§ **Task inputs**:
··········

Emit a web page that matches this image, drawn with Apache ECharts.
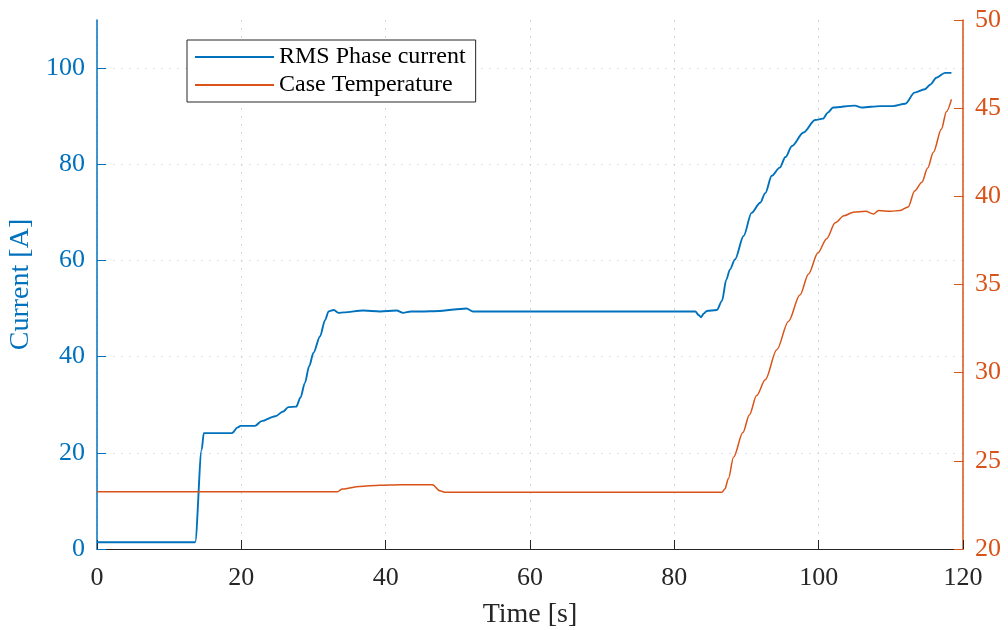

··········

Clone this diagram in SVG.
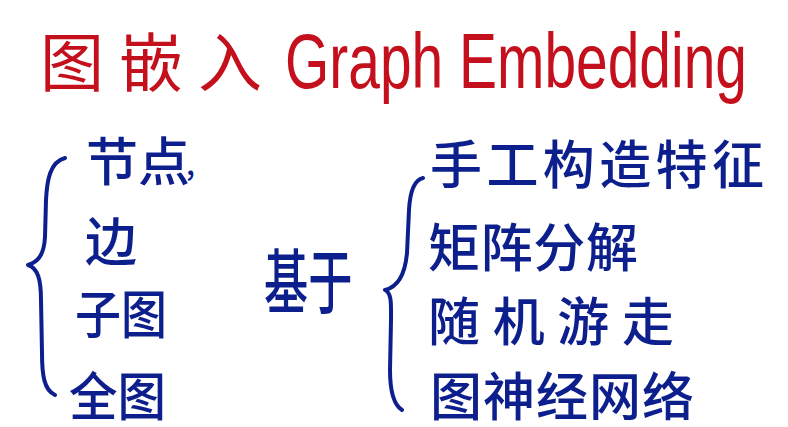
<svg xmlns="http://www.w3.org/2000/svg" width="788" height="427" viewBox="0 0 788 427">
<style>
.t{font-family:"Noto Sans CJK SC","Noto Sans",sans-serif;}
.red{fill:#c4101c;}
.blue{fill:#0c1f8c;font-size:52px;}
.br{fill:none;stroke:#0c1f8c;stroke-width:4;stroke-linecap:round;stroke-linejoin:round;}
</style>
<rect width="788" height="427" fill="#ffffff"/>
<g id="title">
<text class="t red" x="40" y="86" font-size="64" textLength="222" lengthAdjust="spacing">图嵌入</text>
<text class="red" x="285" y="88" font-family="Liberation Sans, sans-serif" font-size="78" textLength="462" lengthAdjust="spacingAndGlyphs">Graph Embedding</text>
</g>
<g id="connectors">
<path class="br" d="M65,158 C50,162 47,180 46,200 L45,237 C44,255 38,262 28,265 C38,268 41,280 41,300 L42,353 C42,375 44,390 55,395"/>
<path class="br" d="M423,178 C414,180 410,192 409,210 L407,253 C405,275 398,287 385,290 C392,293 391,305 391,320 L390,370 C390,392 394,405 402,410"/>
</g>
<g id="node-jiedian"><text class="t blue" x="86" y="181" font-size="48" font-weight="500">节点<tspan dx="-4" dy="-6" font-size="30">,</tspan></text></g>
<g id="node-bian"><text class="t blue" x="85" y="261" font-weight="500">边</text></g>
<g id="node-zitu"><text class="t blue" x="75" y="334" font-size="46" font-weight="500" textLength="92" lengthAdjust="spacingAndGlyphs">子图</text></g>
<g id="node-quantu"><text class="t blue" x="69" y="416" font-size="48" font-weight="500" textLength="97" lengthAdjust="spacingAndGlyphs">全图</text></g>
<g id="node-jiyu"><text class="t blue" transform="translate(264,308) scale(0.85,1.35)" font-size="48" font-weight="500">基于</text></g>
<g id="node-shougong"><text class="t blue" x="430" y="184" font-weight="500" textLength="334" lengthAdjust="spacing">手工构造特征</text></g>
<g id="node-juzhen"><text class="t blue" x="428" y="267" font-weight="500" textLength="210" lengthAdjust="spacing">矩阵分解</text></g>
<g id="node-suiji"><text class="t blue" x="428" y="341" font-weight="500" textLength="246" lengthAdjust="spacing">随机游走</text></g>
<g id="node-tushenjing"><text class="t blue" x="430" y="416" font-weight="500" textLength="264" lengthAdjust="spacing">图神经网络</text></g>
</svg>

··········

§ **Task directions**: Gather all lines where the word "this" appears.

§ **Task result**:
Emit a web page that matches this image, drawn with Apache ECharts.
Clone this diagram in SVG.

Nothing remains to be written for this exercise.